1.12
But your sorrow — granting that there is any reason in it — tell me, does it have in view your own ills or the ills of him who is gone? In the loss of your son are you stirred by the thought that you have received no pleasures from him, or is it that you might have experienced greater pleasures if he had lived longer? If you answer that you have experienced none, you will render your loss more bearable; for the things from which men have experienced no joy and gladness are always less missed. If you confess that you have experienced great pleasures from him, then it is your duty not to complain about what has been withdrawn, but to give thanks for what you have had. Surely his rearing alone has yielded you ample reward for all your toil, unless perhaps it happens that those who spare no pains in raising pups and birds and other silly pets derive some slight pleasure from the sight and touch and fawning caresses of these dumb creatures, while those who raise children miss the rearer’s reward that comes from the mere act of rearing them. And so although his industry may have gained you nothing, although his carefulness may have saved you nothing, although his wisdom may have taught you nothing, yet in having had him, in having loved him, lies your reward.
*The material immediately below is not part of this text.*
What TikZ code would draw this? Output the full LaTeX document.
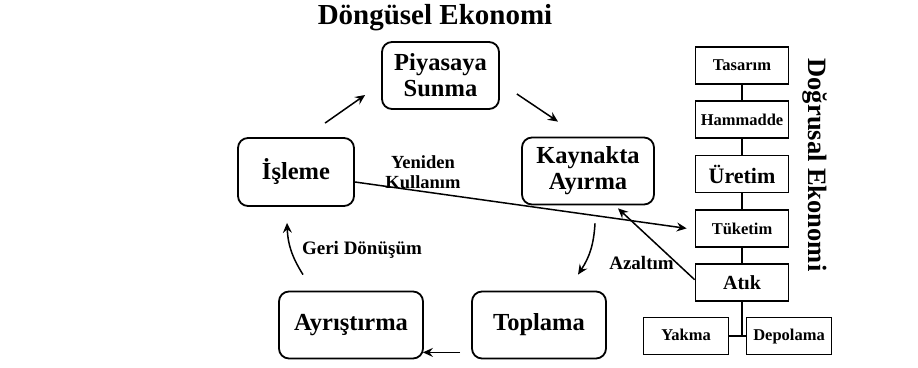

“But,” you say, “it might have lasted longer, might have been greater.” True, but you have been better dealt with than if you had never had a son; for if we should be given the choice — whether it is better to be happy for a short time only or never at all — it is better for us to have blessings that will flee than none at all. Would you rather have had a son who was a disgrace, someone who has possessed merely the place and the name of a son, or one with the fine qualities your son had, a youth who was early discerning, early dutiful, early a husband, early a father, who was early diligent in every public duty, early a priest, as though he were always hastening? Great and at the same time long-lasting blessings fall to scarcely any man’s lot; it is only the good fortune which comes slowly that lasts and goes with us to the end. The immortal gods, not purposing to give him to you for a long time, gave to you from the first a son such as length of time is able to produce. And you cannot say even this — that the gods picked you out in order to deprive you of the enjoyment of your son. Cast your eyes upon the great company of people you know, or do not know — everywhere you will find those who have suffered greater losses than yours. Great generals have experienced such as yours, princes have experienced them; story has left not even the gods18 exempt, in order, I fancy, that the knowledge that even divinities can perish may lighten our grief for the dead. Look about you, I say, at everyone; you will not mention a single home so wretched that it could not take comfort from knowing one more wretched. But I do not think so ill of your character — Heaven forbid! — as to believe that you would be able to bear your own misfortune more lightly if I should bring before you a mighty number of mourners. The solace that comes from having company in misery smacks of ill-will. Nevertheless, I shall cite some others, not so much to show you that this calamity often befalls mankind — for it would be absurd to collect the examples of man’s mortality — as to show you that there have been many who sweetened bitter fortune by enduring it calmly. I shall begin with a man who was most fortunate.
Lucius Sulla lost a son, but that circumstance neither blunted his malice and the great energy of his prowess against his enemies and his fellow-countrymen nor made it appear that he had wrongly used his famous title19; for he assumed it after the death of his son, fearing neither the hatred of men, by whose misfortune that excessive prosperity of his was purchased, nor the envy of the gods, whose reproach it was that Sulla was so truly “the Fortunate.” The question, however, of Sulla’s character may be left among the matters not yet decided — that he took up arms honorably20 and honorably laid them aside even his enemies will admit. But the point at present involved will be clear — that an evil which reaches even the most fortunate men is not the greatest of evils.